While I thoroughly concur with and will gladly support their efforts in any way I can, I also applaud Hap Bowditch for his thoughtful and heartfelt letter to the editor (“Your letters,” June 30) expressing his disapproval of Reverend Fearing for “[imposing] his personal position in sermons and in the form of a letter signed ‘The Shelter Island Presbyterian Church’…” — a position that is, according to Mr. Bowditch, “far from unanimous.”
This seems to me a worthy, not to mention timely, subject for debate. There are many such issues facing our society today — issues that require us to figure out just how humans can best negotiate their way through the increasingly complex and treacherous terrain of this still-new millennium; issues that are being thrown into high relief during this hair-raising presidential campaign.
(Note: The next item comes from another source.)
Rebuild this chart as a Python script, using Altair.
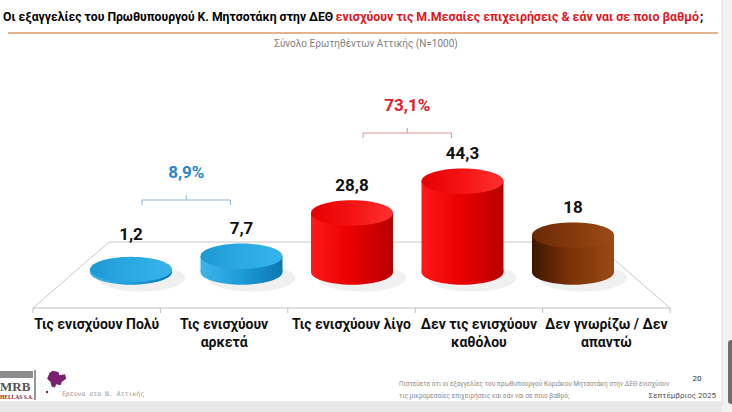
import altair as alt
import pandas as pd
import numpy as np

# ---------------- data ----------------
categories = ["Τις ενισχύουν Πολύ", "Τις ενισχύουν αρκετά", "Τις ενισχύουν λίγο",
              "Δεν τις ενισχύουν καθόλου", "Δεν γνωρίζω / Δεν απαντώ"]
label_text = ["Τις ενισχύουν Πολύ", "Τις ενισχύουν\nαρκετά", "Τις ενισχύουν λίγο",
              "Δεν τις ενισχύουν\nκαθόλου", "Δεν γνωρίζω / Δεν\nαπαντώ"]
values = [1.2, 7.7, 28.8, 44.3, 18.0]
value_labels = ["1,2", "7,7", "28,8", "44,3", "18"]
groups = ["blue", "blue", "red", "red", "brown"]

group_totals = ["8,9%", "73,1%"]
group_members = [[0, 1], [2, 3]]
group_colors = ["#2b86cc", "#e3202a"]

title_black = "Οι εξαγγελίες του Πρωθυπουργού Κ. Μητσοτάκη στην ΔΕΘ"
title_red = "ενισχύουν τις Μ.Μεσαίες επιχειρήσεις & εάν ναι σε ποιο βαθμό"
title_end = ";"
subtitle = "Σύνολο Ερωτηθέντων Αττικής (N=1000)"
footer_note = ["Πιστεύετε ότι οι εξαγγελίες του πρωθυπουργού Κυριάκου Μητσοτάκη στην ΔΕΘ ενισχύουν",
               "τις μικρομεσαίες επιχειρήσεις και εάν ναι σε ποιο βαθμό;"]
page_number = "20"
date_text = "Σεπτέμβριος 2025"
brand_text = "΄Ερευνα στο Ν. Αττικής"

FONT = "Roboto, sans-serif"
W, H = 732, 412

df = pd.DataFrame({
    "idx": list(range(len(categories))),
    "cat": categories,
    "label": label_text,
    "value": values,
    "vlabel": value_labels,
    "group": groups,
})

# ---------------- scales ----------------
xbar = alt.Scale(domain=[-0.5, 4.5], range=[75.75, 628.25])
xlab = alt.Scale(domain=[-0.5, 4.5], range=[33, 670])
yscale = alt.Scale(domain=[0, 100], range=[272, 67])

# ellipse symbol path (unit square -1..1)
t = np.linspace(0, 2 * np.pi, 61)[:-1]
ELL = "M" + " L".join(f"{np.cos(a):.4f},{0.31 * np.sin(a):.4f}" for a in t) + " Z"
SZ = 82 ** 2
HALF = 0.371  # half bar width in band units (82px / 110.5px)


def grad(stops):
    return alt.Gradient(gradient="linear", x1=0, x2=1, y1=0, y2=0,
                        stops=[alt.GradientStop(color=c, offset=o) for o, c in stops])


palette = {
    "blue": dict(body=[(0, "#3fb4ea"), (0.5, "#1c9bd7"), (1, "#0c78b3")],
                 top=[(0, "#1e98d2"), (0.5, "#2aa9e2"), (1, "#37b3ea")]),
    "red": dict(body=[(0, "#ff1a1a"), (0.45, "#ec0000"), (1, "#b80000")],
                top=[(0, "#e60000"), (0.5, "#f41414"), (1, "#ff3030")]),
    "brown": dict(body=[(0, "#3e1502"), (0.45, "#7a3206"), (1, "#9b4a14")],
                  top=[(0, "#6a2a05"), (0.5, "#853a0c"), (1, "#9c4b16")]),
}

base = alt.Chart(df).transform_calculate(
    zero="0", lo=f"datum.idx - {HALF}", hi=f"datum.idx + {HALF}",
    ly="max(datum.value, 5)")

layers = []

# light floor
one = alt.Chart(pd.DataFrame({"a": [0]}))
floor_color = "#c8c8c8"
for (xa, ya, xb, yb) in [(33, 308, 109, 242), (109, 242, 594, 242), (594, 242, 670, 308)]:
    layers.append(one.mark_rule(color=floor_color, strokeWidth=1).encode(
        x=alt.value(xa), y=alt.value(ya), x2=alt.value(xb), y2=alt.value(yb)))

# shadows
layers.append(base.mark_point(shape=ELL, size=SZ * 1.15, filled=True, color="#000000",
                              opacity=0.06, strokeWidth=0).encode(
    x=alt.X("idx:Q", scale=xbar, axis=None),
    y=alt.Y("zero:Q", scale=yscale, axis=None),
    xOffset=alt.value(10), yOffset=alt.value(6)))

# cylinders
for g, pal in palette.items():
    sub = base.transform_filter(alt.datum.group == g)
    layers.append(sub.mark_point(shape=ELL, size=SZ, filled=True, fill=grad(pal["body"]),
                                 opacity=1, strokeWidth=0).encode(
        x=alt.X("idx:Q", scale=xbar, axis=None),
        y=alt.Y("zero:Q", scale=yscale, axis=None)))
    layers.append(sub.mark_rect(fill=grad(pal["body"])).encode(
        x=alt.X("lo:Q", scale=xbar, axis=None), x2="hi:Q",
        y=alt.Y("zero:Q", scale=yscale, axis=None), y2="value:Q"))
    layers.append(sub.mark_point(shape=ELL, size=SZ, filled=True, fill=grad(pal["top"]),
                                 opacity=1, strokeWidth=0).encode(
        x=alt.X("idx:Q", scale=xbar, axis=None),
        y=alt.Y("value:Q", scale=yscale, axis=None)))

# value labels
layers.append(base.mark_text(font=FONT, fontSize=17, fontWeight="bold", color="#111111",
                             baseline="middle", dy=-27).encode(
    x=alt.X("idx:Q", scale=xbar, axis=None),
    y=alt.Y("ly:Q", scale=yscale, axis=None),
    text="vlabel:N"))

# axis line, ticks, category labels
layers.append(one.mark_rule(color="#bfbfbf", strokeWidth=1).encode(
    x=alt.value(33), x2=alt.value(670), y=alt.value(308)))
ticks = pd.DataFrame({"b": [i - 0.5 for i in range(len(categories) + 1)]})
layers.append(alt.Chart(ticks).mark_rule(color="#bfbfbf").encode(
    x=alt.X("b:Q", scale=xlab, axis=None), y=alt.value(308), y2=alt.value(313)))
layers.append(base.mark_text(font=FONT, fontSize=14, fontWeight="bold", color="#111111",
                             baseline="top", lineBreak="\n", lineHeight=18).encode(
    x=alt.X("idx:Q", scale=xlab, axis=None), y=alt.value(318), text="label:N"))

# group brackets
bracket_y = [200, 133]
for k, members in enumerate(group_members):
    lo = min(members) + 0.1
    hi = max(members) - 0.1
    mid = (lo + hi) / 2
    col = group_colors[k]
    lc = "#8fb4d6" if k == 0 else "#e59090"
    yb = bracket_y[k]
    bd = pd.DataFrame({"lo": [lo], "hi": [hi], "mid": [mid], "txt": [group_totals[k]]})
    bc = alt.Chart(bd)
    layers.append(bc.mark_rule(color=lc).encode(
        x=alt.X("lo:Q", scale=xbar, axis=None), x2="hi:Q", y=alt.value(yb)))
    layers.append(bc.mark_rule(color=lc).encode(
        x=alt.X("lo:Q", scale=xbar, axis=None), y=alt.value(yb), y2=alt.value(yb + 5)))
    layers.append(bc.mark_rule(color=lc).encode(
        x=alt.X("hi:Q", scale=xbar, axis=None), y=alt.value(yb), y2=alt.value(yb + 5)))
    layers.append(bc.mark_rule(color=lc).encode(
        x=alt.X("mid:Q", scale=xbar, axis=None), y=alt.value(yb - 5), y2=alt.value(yb)))
    layers.append(bc.mark_text(font=FONT, fontSize=17, fontWeight="bold", color=col,
                               baseline="middle").encode(
        x=alt.X("mid:Q", scale=xbar, axis=None), y=alt.value(yb - 27), text="txt:N"))

# title, rule, subtitle
layers.append(one.mark_text(font=FONT, fontSize=12.2, fontWeight="bold", color="#000000",
                            align="left", baseline="middle", text=title_black).encode(
    x=alt.value(3), y=alt.value(17)))
layers.append(one.mark_text(font=FONT, fontSize=12.4, fontWeight="bold", color="#e3141b",
                            align="right", baseline="middle", text=title_red).encode(
    x=alt.value(699), y=alt.value(17)))
layers.append(one.mark_text(font=FONT, fontSize=12.4, fontWeight="bold", color="#000000",
                            align="left", baseline="middle", text=title_end).encode(
    x=alt.value(700), y=alt.value(17)))
layers.append(one.mark_rule(color="#d89a66", strokeWidth=1.5).encode(
    x=alt.value(8), x2=alt.value(718), y=alt.value(33)))
layers.append(one.mark_text(font=FONT, fontSize=10, color="#7f7f7f", align="center",
                            baseline="middle", text=subtitle).encode(
    x=alt.value(366), y=alt.value(44)))

# right strip and bottom band
layers.append(one.mark_rect(color="#f2f2f2").encode(
    x=alt.value(722), x2=alt.value(732), y=alt.value(0), y2=alt.value(412)))
layers.append(one.mark_rule(color="#dcdcdc").encode(
    x=alt.value(722), y=alt.value(0), y2=alt.value(405)))
layers.append(one.mark_rect(color="#6e6e6e", cornerRadius=3).encode(
    x=alt.value(728), x2=alt.value(734), y=alt.value(340), y2=alt.value(404)))
layers.append(one.mark_rect(color="#e8e8e8").encode(
    x=alt.value(0), x2=alt.value(722), y=alt.value(401), y2=alt.value(412)))

# footer note, page, date
for i, line in enumerate(footer_note):
    layers.append(one.mark_text(font=FONT, fontSize=6.5, color="#8a8a8a", align="left",
                                baseline="middle", text=line).encode(
        x=alt.value(399), y=alt.value(384 + 12 * i)))
layers.append(one.mark_text(font=FONT, fontSize=8, color="#333333", align="center",
                            baseline="middle", text=page_number).encode(
    x=alt.value(697), y=alt.value(379)))
layers.append(one.mark_text(font=FONT, fontSize=8, color="#555555", align="right",
                            baseline="middle", text=date_text).encode(
    x=alt.value(716), y=alt.value(396)))

# logo block
layers.append(one.mark_rect(color="#8c8c8c").encode(
    x=alt.value(0), x2=alt.value(33), y=alt.value(371), y2=alt.value(378)))
layers.append(one.mark_text(font="Liberation Serif", fontSize=13, fontWeight="bold",
                            color="#555555", align="left", baseline="middle",
                            text="MRB").encode(x=alt.value(0), y=alt.value(387)))
layers.append(one.mark_text(font="Liberation Serif", fontSize=5.5, fontWeight="bold",
                            color="#7a1f2a", align="left", baseline="middle",
                            text="HELLAS S.A.").encode(x=alt.value(0), y=alt.value(397)))
layers.append(one.mark_rule(color="#333333").encode(
    x=alt.value(35), y=alt.value(370), y2=alt.value(400)))
ATTICA = "M-0.2,-1 L0.3,-0.9 L0.4,-0.6 L0.9,-0.7 L1,-0.3 L0.6,0 L0.5,0.3 L0.1,0.2 L0,0.5 L-0.3,0.4 L-0.4,0 L-0.7,-0.3 L-0.5,-0.8 Z"
layers.append(one.mark_point(shape=ATTICA, size=500, filled=True, color="#7b1f70",
                             opacity=1, strokeWidth=0).encode(
    x=alt.value(55), y=alt.value(382)))
layers.append(one.mark_point(shape="circle", size=6, filled=True, color="#7b1f70",
                             opacity=1).encode(x=alt.value(47), y=alt.value(392)))
layers.append(one.mark_text(font="DejaVu Sans Mono", fontSize=6.5, color="#9a9a9a",
                            align="left", baseline="middle", text=brand_text).encode(
    x=alt.value(58), y=alt.value(394)))

chart = alt.layer(*layers).resolve_scale(x="independent", y="shared").properties(
    width=W, height=H, autosize=alt.AutoSizeParams(type="none"), padding=0,
    background="white"
).configure_view(stroke=None)

chart.save("out.html", embed_options={"renderer": "svg", "actions": False})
Analysis and debate of these thorny topics cannot be left solely to the politicians and pundits anymore.
Not only do they do a pretty poor job of it, the truth is we can no longer afford to cede to the often-partisan media the arduous, messy, but absolutely crucial business of engaging in informed, interactive discourse with one another. The conversation on issues that really matter to us must be joined by average citizens of good faith like Reverend Fearing and Mr. Bowditch, like you, like me, who, in spite of our differences, are all sincerely concerned with serving the common good.
In our churches, in our schools, in our communities, we have to lift our heads from our cell phones, tear our eyes away from the tube, look at one another, listen to one another and talk to one another.
This communal airing of what’s really important to us is risky, I realize, and of course we’ve had little to no practice. If there’s one aspect of social convention upon which all of us have seemed to agree for the past several centuries, it is that when we gather together in groups we never discuss religion or politics (or even name that third taboo, prejudice). But my two-pronged question is this: How’s that been working for us, and is there another, better way?
JENIFER E. MAXSON
A second look
To the Editor:
After some hard-hitting comments on the condition of the Shelter Island Country Club’s (SICC) greens, some of which were justified relative to the condition of the greens, it’s time to take a second look.
For those not familiar with golf, the putting greens were victimized by a pernicious blight. What should have been as smooth as a baby’s cheek was actually pitted and pocked and caused the golf ball to leave its intended course and go off-line. It’s hard enough to sink a putt, let alone compete with nature.
We all wondered what this spring would bring, causing some longtime members not to renew their memberships. Fortunately, through the efforts of the SICC board and groundskeeper as well as many dedicated volunteers, a miracle has transpired both to the greens and the golf course in general. I would be remiss if I didn’t mention the research and advice from the Cornell Agricultural group as well as advice sought from a number of professional groundskeepers.
Shelter Island Country Club has a very ritzy sounding name and you would expect a suitable amount of money to accompany that name. In reality, it is Shelter Island’s peoples’ course geared to the working person’s needs, given to them by the town for their use and accompanied by very inexpensive playing fees.
If the term “miraculous” were applied to the course this summer, it is all the more appropriate in light of the very tight budget the board has to work with. It has been both an act of dedication and perseverance by the board, its staff and volunteers, in spite of many obstacles, to make the transformation come to pass.
Not only has the course bounced back, the clubhouse kitchen is also a hidden treasure: inexpensive prices for both drinks and delicious meals.